US surgeons say they have successfully given a pig’s kidney to a human in a transplant breakthrough they hope could ultimately solve donor organ shortages.
The procedure was done at NYU Langone Health in New York City using a kidney that came from a pig that had been genetically modified to stop the organ from being recognised by the body as “foreign” and being rejected.
The recipient was brain-dead, meaning they were already on artificial life support with no prospect of recovering.
The family of the recipient consented to the experiment before she was due to be taken off of life support.
US regulator the FDA has approved the use of genetically modified pig organs for this type of research use.
For three days, the new kidney was attached to her blood vessels and maintained outside her body, giving researchers access to it.
Test results of the transplanted kidney’s function “looked pretty normal,” said transplant surgeon Dr Robert Montgomery, who led the study.
He said the kidney made “the amount of urine that you would expect” from a transplanted human kidney, and there was no evidence of the vigorous, early rejection seen when unmodified pig kidneys are transplanted into non-human primates.
The recipient’s abnormal creatinine level – an indicator of poor kidney function – returned to normal after the transplant, Montgomery said.
A heart transplant recipient himself, Dr Montgomery says there is an urgent need for finding more organs for people on waiting lists.
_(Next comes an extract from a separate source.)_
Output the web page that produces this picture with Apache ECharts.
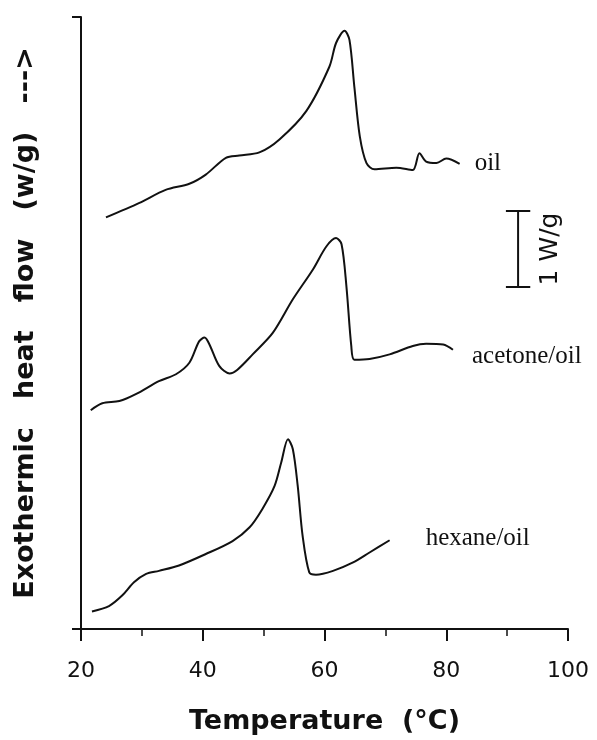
<!DOCTYPE html>
<html>
<head>
<meta charset="utf-8">
<title>DSC curves</title>
<script src="https://cdn.jsdelivr.net/npm/echarts@6/dist/echarts.min.js"></script>
<style>
  html, body { margin: 0; padding: 0; background: #fff; }
  #chart { width: 597px; height: 740px; }
</style>
</head>
<body>
<div id="chart"></div>
<script>
// temperature (°C) and offset heat flow (W/g)
var oilT = [24.1, 29.6, 33.9, 37.8, 40.5, 43.8, 46.0, 49.3, 52.6, 57.0, 60.8, 61.9, 63.3, 64.1, 64.9, 65.8, 66.9, 68.2, 71.8, 74.5, 75.6, 76.7, 78.4, 80.0, 82.2]
var oilY = [5.38, 5.57, 5.74, 5.82, 5.94, 6.16, 6.19, 6.23, 6.40, 6.77, 7.35, 7.66, 7.82, 7.70, 7.09, 6.44, 6.09, 6.01, 6.03, 6.00, 6.22, 6.11, 6.09, 6.15, 6.08]

var acetoneT = [21.6, 23.5, 26.3, 29.0, 32.8, 35.6, 37.8, 39.4, 40.3, 41.1, 42.7, 44.4, 45.7, 48.2, 51.5, 54.8, 58.1, 60.3, 61.9, 62.8, 63.6, 64.4, 64.9, 67.4, 70.7, 74.5, 76.7, 79.5, 81.1]
var acetoneY = [2.86, 2.95, 2.98, 3.07, 3.24, 3.33, 3.48, 3.76, 3.81, 3.72, 3.44, 3.34, 3.39, 3.59, 3.87, 4.31, 4.70, 5.00, 5.11, 5.03, 4.48, 3.70, 3.52, 3.53, 3.59, 3.70, 3.73, 3.72, 3.65]

var hexaneT = [21.8, 24.6, 26.8, 28.7, 30.7, 32.8, 36.1, 40.5, 44.9, 47.7, 49.8, 51.8, 52.9, 54.0, 54.8, 55.6, 56.4, 57.5, 58.6, 61.4, 64.7, 67.4, 70.7]
var hexaneY = [0.23, 0.30, 0.44, 0.61, 0.72, 0.76, 0.83, 0.98, 1.15, 1.33, 1.57, 1.87, 2.18, 2.48, 2.35, 1.87, 1.22, 0.74, 0.71, 0.76, 0.87, 1.00, 1.16]

// 1 W/g scale bar
var scaleT = 91.8
var scaleLow = 4.47
var scaleHigh = 5.47

var xTicks = [20, 40, 60, 80, 100]

function pairs(xs, ys) {
  return xs.map(function(x, i) { return [x, ys[i]] })
}

var black = '#111'
var chart = echarts.init(document.getElementById('chart'), null, { renderer: 'canvas' })

function curve(name, xs, ys, label) {
  return {
    name: name,
    type: 'line',
    data: pairs(xs, ys),
    smooth: 0.3,
    showSymbol: false,
    lineStyle: { color: black, width: 2 },
    endLabel: {
      show: true,
      formatter: '{a}',
      color: black,
      fontFamily: 'Liberation Serif',
      fontSize: 25,
      distance: label.distance,
      offset: label.offset
    }
  }
}

chart.setOption({
  animation: false,
  backgroundColor: '#fff',
  grid: { left: 81, right: 29, top: 17, bottom: 110 },
  xAxis: {
    type: 'value',
    min: xTicks[0],
    max: xTicks[xTicks.length - 1],
    interval: 20,
    name: 'Temperature  (°C)',
    nameLocation: 'middle',
    nameGap: 79,
    nameTextStyle: { color: black, fontFamily: 'DejaVu Sans', fontWeight: 'bold', fontSize: 27 },
    axisLine: { lineStyle: { color: black, width: 2 } },
    axisTick: { length: 12, lineStyle: { color: black, width: 2 } },
    minorTick: { show: true, splitNumber: 2, length: 7, lineStyle: { color: black, width: 1.5 } },
    splitLine: { show: false },
    axisLabel: { color: black, fontFamily: 'DejaVu Sans', fontSize: 22, margin: 31 }
  },
  yAxis: {
    type: 'value',
    min: 0,
    max: 8,
    interval: 8,
    name: 'Exothermic   heat   flow   (w/g)   --->',
    nameLocation: 'middle',
    nameGap: 42,
    nameTextStyle: { color: black, fontFamily: 'DejaVu Sans', fontWeight: 'bold', fontSize: 27 },
    axisLine: { show: true, lineStyle: { color: black, width: 2 } },
    axisTick: { show: true, length: 9, lineStyle: { color: black, width: 2 } },
    axisLabel: { show: false },
    splitLine: { show: false }
  },
  graphic: [{
    type: 'text',
    x: 550,
    y: 249,
    rotation: Math.PI / 2,
    style: {
      text: '1 W/g',
      fill: black,
      font: '25px "DejaVu Sans"',
      align: 'center',
      verticalAlign: 'middle'
    }
  }],
  series: [
    curve('oil', oilT, oilY, { distance: 15, offset: [0, 0] }),
    curve('acetone/oil', acetoneT, acetoneY, { distance: 19, offset: [0, 7] }),
    curve('hexane/oil', hexaneT, hexaneY, { distance: 36, offset: [0, -2] }),
    {
      name: 'scale',
      type: 'line',
      data: [[scaleT, scaleLow], [scaleT, scaleHigh]],
      showSymbol: false,
      lineStyle: { color: black, width: 2 },
      markLine: {
        silent: true,
        symbol: ['none', 'none'],
        label: { show: false },
        lineStyle: { color: black, width: 2, type: 'solid' },
        data: [
          [{ coord: [scaleT - 2, scaleLow] }, { coord: [scaleT + 2, scaleLow] }],
          [{ coord: [scaleT - 2, scaleHigh] }, { coord: [scaleT + 2, scaleHigh] }]
        ]
      }
    }
  ]
})
</script>
</body>
</html>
He said:
The traditional paradigm that someone has to die for someone else to live is never going to keep up.
I certainly understand the concern and what I would say is that currently about 40% of patients who are waiting for a transplant die before they receive one.
We use pigs as a source of food, we use pigs for medicinal uses – for valves, for medication. I think it’s not that different.
The work is not yet peer-reviewed or published but there are plans for this.
Experts say it is the most advanced experiment in the field so far.
Similar tests have been done in non-human primates, but not people, until now.
Using pigs for transplants is not a new idea though. Pig heart valves are already widely used in humans.
And their organs are a good match for people when it comes to size.